The Apache Hadoop project took off in enterprises over a fairly short period of time. Four or five years ago, Hadoop was just becoming a “thing” for enterprise data processing and experimentation. MapReduce was at the heart of that thing, and Spark was still only a research project at the University of California at Berkeley. Soon after, though, if you were doing “Big Data,” you were using Hadoop.

Spark wasn’t even an Apache project when Cloudera, Hortonworks and MapR were already in full business swing in 2013 with Hadoop offerings. Only two years ago did it graduate to be a top-level project.

Today, Spark is a part of most Big Data conversations, as is evidenced by how many vendors are offering integrations, or are planning them in the near future. Large enterprises, such as Toyota, Palantir, Netflix and Goldman Sachs, are embracing the technology.

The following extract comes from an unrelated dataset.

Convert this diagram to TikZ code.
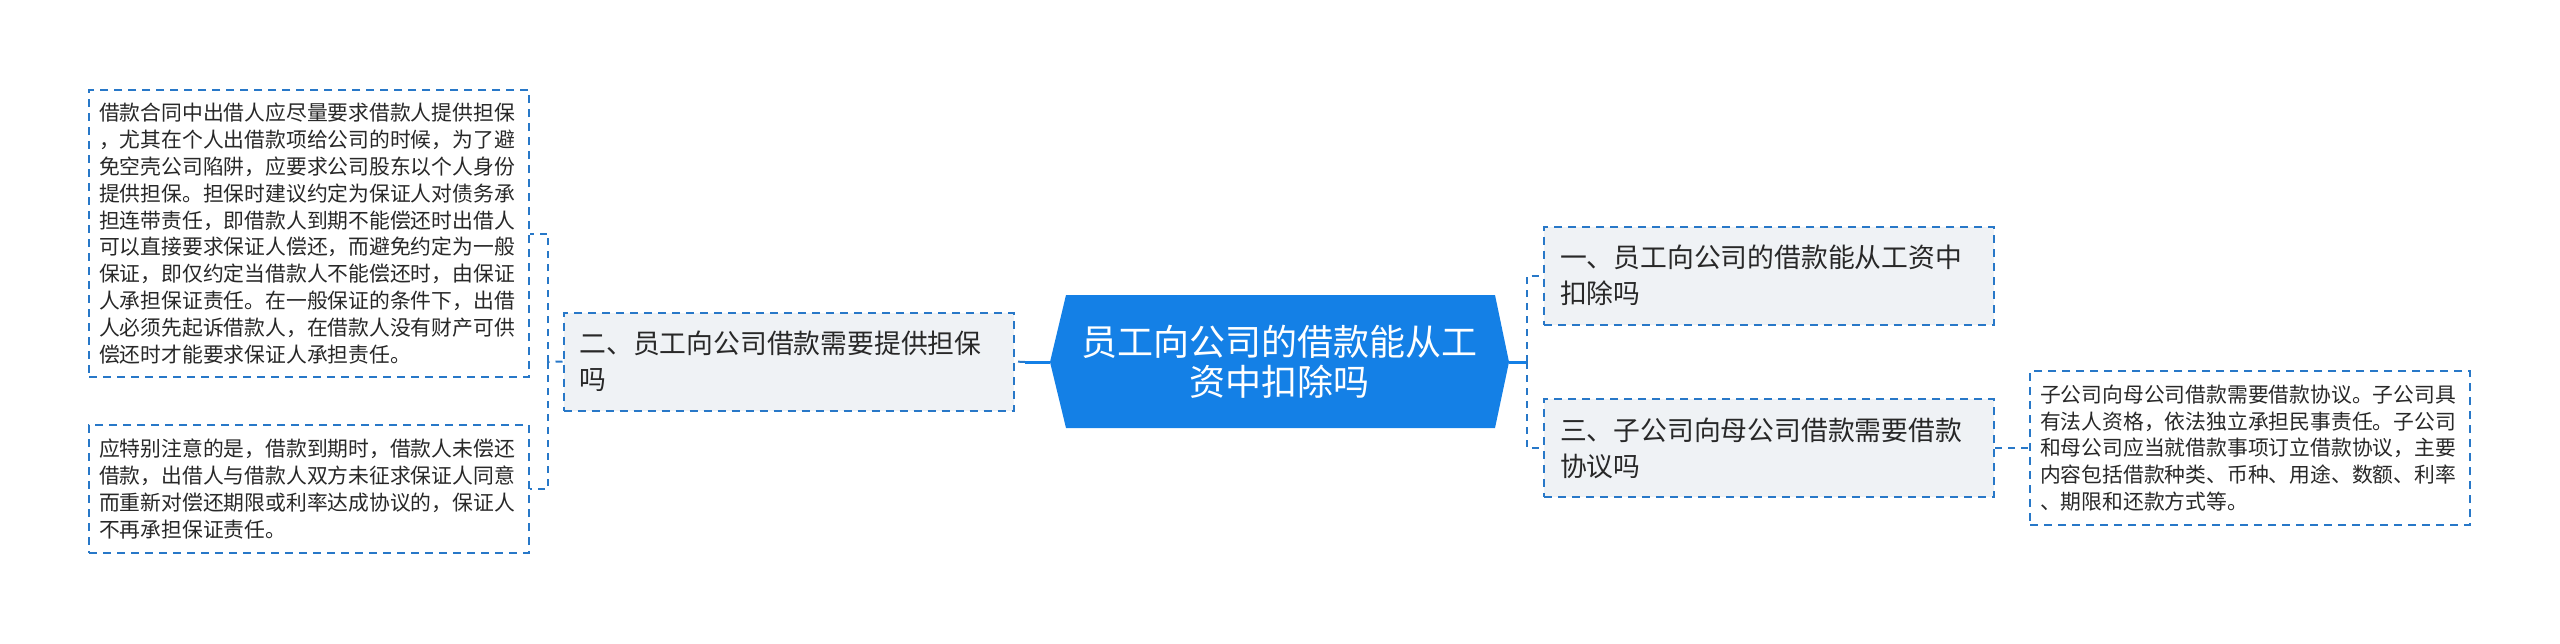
\documentclass[tikz,border=0pt]{standalone}
\usepackage{fontspec}
\setmainfont{Noto Sans CJK SC}
\usepackage{tikz}
\definecolor{rootblue}{RGB}{20,128,230}
\definecolor{linkblue}{RGB}{40,120,200}
\definecolor{boxgray}{RGB}{239,242,245}
\definecolor{textgray}{RGB}{40,40,40}

\begin{document}
\begin{tikzpicture}[x=0.5pt,y=-0.5pt,
                    root_node/.style={text=white, align=center, font=\fontsize{18pt}{20pt}\selectfont},
                    branch_node/.style={draw=linkblue, dashed, dash pattern=on 4pt off 3pt, line width=1pt, fill=boxgray, text=textgray,
                                        align=left, inner xsep=8pt, text width=209pt, minimum height=49pt,
                                        font=\fontsize{13.4pt}{18pt}\selectfont},
                    detail_node/.style={draw=linkblue, dashed, dash pattern=on 4pt off 3pt, line width=1pt, fill=white, text=textgray,
                                        align=left, inner xsep=5pt, text width=210pt,
                                        font=\fontsize{10.4pt}{13.4pt}\selectfont},
                    link/.style={draw=linkblue, line width=1pt, dash pattern=on 3.5pt off 3pt},
                    root_link/.style={draw=rootblue, line width=1.5pt}
                ]
                    \useasboundingbox (0,0) rectangle (2560,643);

                    % centre
                    \coordinate (rw) at (1050,362);
                    \coordinate (re) at (1509,362);
                    \fill[rootblue] (rw) -- (1066,295) -- (1495,295) -- (re) -- (1495,428) -- (1066,428) -- cycle;
                    \node[root_node] (root) at (1279.5,361.5) {员工向公司的借款能从工\\资中扣除吗};

                    % left side
                    \node[branch_node] (b2) at (788.5,361.5) {二、员工向公司借款需要提供担保\\吗};
                    \node[detail_node, minimum width=220pt, minimum height=143.5pt] (d1) at (309,233.5) {借款合同中出借人应尽量要求借款人提供担保\\，尤其在个人出借款项给公司的时候，为了避\\免空壳公司陷阱，应要求公司股东以个人身份\\提供担保。担保时建议约定为保证人对债务承\\担连带责任，即借款人到期不能偿还时出借人\\可以直接要求保证人偿还，而避免约定为一般\\保证，即仅约定当借款人不能偿还时，由保证\\人承担保证责任。在一般保证的条件下，出借\\人必须先起诉借款人，在借款人没有财产可供\\偿还时才能要求保证人承担责任。};
                    \node[detail_node, minimum width=220pt, minimum height=64pt] (d2) at (309,489) {应特别注意的是，借款到期时，借款人未偿还\\借款，出借人与借款人双方未征求保证人同意\\而重新对偿还期限或利率达成协议的，保证人\\不再承担保证责任。};

                    % right side
                    \node[branch_node, minimum width=223pt] (b1) at (1769,275.5) {一、员工向公司的借款能从工资中\\扣除吗};
                    \node[branch_node, minimum width=223pt] (b3) at (1769,448) {三、子公司向母公司借款需要借款\\协议吗};
                    \node[detail_node, minimum width=220pt, minimum height=77pt] (d3) at (2250,448) {子公司向母公司借款需要借款协议。子公司具\\有法人资格，依法独立承担民事责任。子公司\\和母公司应当就借款事项订立借款协议，主要\\内容包括借款种类、币种、用途、数额、利率\\、期限和还款方式等。};

                    % connectors
                    \coordinate (lj) at (548,362);
                    \coordinate (rj) at (1527,362);
                    \draw[root_link] (rw) -- (1025,362);
                    \draw[link] (1025,362) -- (b2.east);
                    \draw[link] (b2.west) -- (lj);
                    \draw[link] (lj) |- (d1.east);
                    \draw[link] (lj) |- (d2.east);
                    \draw[root_link] (re) -- (rj);
                    \draw[link] (rj) |- (b1.west);
                    \draw[link] (rj) |- (b3.west);
                    \draw[link] (b3.east) -- (d3.west);
                \end{tikzpicture}
\end{document}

(Related: A detailed look at Spark 1.6)

Is this uptake at the expense of Hadoop? That’s a larger question, but to begin with, it’s become clear that Spark is replacing MapReduce. Anand Venugopal, head of product for StreamAnalytix at Impetus Technologies, said he believes this is the case.

“The MapReduce computing paradigm is likely going to get replaced by Spark as the distributed compute model overall for any workload,” he said. “There’s one metric I use [when deciding what to support], which is, what is the number of customers that tell us ‘We don’t want to talk until you have Spark?’ That same metric is used for any technology: Is there a critical mass of customers who have a seriously broad decision-making body in the enterprise customer that has committed itself to a particular enterprise technology?”

He went on to state that this critical mass currently exists in Spark, and that his company’s streaming analytics platform is bringing support online in the first quarter of 2016.

Ajay Anand, vice president of products for Kyvos Insights, said, “Most customers expect to see Spark support in the road map, and we are definitely embracing it along with Hadoop. From my perspective, we look at what is the problem we’re looking to solve, and what is the right technology that is mature enough to help us solve that problem.”